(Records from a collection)
——

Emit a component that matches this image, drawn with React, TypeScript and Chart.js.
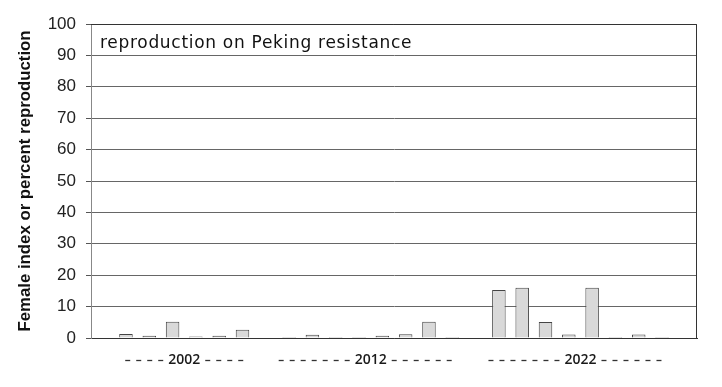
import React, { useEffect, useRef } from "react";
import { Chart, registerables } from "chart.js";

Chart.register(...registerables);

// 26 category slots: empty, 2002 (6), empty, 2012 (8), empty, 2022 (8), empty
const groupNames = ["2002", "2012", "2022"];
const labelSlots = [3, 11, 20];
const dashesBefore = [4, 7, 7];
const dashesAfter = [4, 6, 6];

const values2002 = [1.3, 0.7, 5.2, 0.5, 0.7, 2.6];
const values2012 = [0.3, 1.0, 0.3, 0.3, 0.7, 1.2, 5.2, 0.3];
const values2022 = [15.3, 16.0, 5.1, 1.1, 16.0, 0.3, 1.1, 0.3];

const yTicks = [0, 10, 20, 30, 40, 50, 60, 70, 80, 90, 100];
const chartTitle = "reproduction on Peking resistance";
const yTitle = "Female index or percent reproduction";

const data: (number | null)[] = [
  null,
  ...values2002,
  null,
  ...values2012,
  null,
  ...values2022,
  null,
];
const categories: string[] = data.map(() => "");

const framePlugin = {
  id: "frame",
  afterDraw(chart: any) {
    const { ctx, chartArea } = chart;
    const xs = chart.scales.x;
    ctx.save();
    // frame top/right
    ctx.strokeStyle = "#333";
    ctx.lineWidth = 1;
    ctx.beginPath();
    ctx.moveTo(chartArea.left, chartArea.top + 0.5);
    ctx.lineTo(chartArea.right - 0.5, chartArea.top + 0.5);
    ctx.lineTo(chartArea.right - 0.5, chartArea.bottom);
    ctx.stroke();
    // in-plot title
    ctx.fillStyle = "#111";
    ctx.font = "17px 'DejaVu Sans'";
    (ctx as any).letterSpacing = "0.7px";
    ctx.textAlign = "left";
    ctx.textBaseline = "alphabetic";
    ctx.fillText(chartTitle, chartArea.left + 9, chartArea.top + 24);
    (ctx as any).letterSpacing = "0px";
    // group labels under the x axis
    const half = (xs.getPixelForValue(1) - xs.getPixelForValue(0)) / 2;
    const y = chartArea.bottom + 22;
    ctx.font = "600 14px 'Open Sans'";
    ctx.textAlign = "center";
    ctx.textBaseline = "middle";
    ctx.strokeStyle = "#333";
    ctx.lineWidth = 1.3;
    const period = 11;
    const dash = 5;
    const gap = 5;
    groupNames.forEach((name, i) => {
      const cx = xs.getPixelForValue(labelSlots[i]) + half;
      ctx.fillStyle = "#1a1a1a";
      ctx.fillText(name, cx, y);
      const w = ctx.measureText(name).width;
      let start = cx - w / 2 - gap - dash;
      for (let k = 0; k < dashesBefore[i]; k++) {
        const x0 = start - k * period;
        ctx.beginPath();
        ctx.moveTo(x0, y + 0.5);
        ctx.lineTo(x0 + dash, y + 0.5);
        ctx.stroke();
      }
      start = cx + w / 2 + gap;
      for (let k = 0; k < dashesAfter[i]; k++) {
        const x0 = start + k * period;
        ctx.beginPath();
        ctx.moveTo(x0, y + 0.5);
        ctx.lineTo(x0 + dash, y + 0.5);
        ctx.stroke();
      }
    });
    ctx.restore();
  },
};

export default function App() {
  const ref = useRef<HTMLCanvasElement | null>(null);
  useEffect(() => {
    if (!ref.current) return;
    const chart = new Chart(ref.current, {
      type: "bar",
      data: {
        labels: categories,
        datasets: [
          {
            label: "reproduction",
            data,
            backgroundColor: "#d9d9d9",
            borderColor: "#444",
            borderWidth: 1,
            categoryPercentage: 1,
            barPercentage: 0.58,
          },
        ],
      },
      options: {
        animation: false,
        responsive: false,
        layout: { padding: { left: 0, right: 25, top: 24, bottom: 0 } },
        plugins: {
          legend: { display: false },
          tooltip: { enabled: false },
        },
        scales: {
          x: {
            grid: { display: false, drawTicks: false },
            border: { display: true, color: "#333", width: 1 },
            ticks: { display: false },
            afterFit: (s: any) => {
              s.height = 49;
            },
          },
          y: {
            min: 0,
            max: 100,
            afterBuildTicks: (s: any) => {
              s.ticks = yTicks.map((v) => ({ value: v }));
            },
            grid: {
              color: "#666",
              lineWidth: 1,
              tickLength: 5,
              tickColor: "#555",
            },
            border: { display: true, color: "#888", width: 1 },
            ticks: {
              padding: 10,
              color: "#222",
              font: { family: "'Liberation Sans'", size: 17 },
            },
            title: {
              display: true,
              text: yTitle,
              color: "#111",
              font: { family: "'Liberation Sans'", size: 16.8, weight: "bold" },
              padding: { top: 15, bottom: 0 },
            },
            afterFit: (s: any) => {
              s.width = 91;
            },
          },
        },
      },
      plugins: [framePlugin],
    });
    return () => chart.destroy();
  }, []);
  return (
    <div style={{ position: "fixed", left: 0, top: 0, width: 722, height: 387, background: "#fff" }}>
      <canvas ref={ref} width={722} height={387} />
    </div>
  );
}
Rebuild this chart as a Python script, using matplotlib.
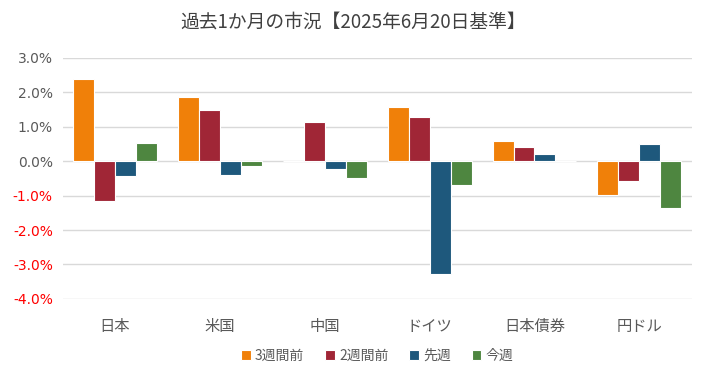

——

REQUIRED TASK: From the first line of the listing above, repeat every line through the one holding "const dashesAfter = [4, 6, 6];". Both ends count, and pictures stay out.

RESPONSE TO THE TASK:
Emit a component that matches this image, drawn with React, TypeScript and Chart.js.
import React, { useEffect, useRef } from "react";
import { Chart, registerables } from "chart.js";

Chart.register(...registerables);

// 26 category slots: empty, 2002 (6), empty, 2012 (8), empty, 2022 (8), empty
const groupNames = ["2002", "2012", "2022"];
const labelSlots = [3, 11, 20];
const dashesBefore = [4, 7, 7];
const dashesAfter = [4, 6, 6];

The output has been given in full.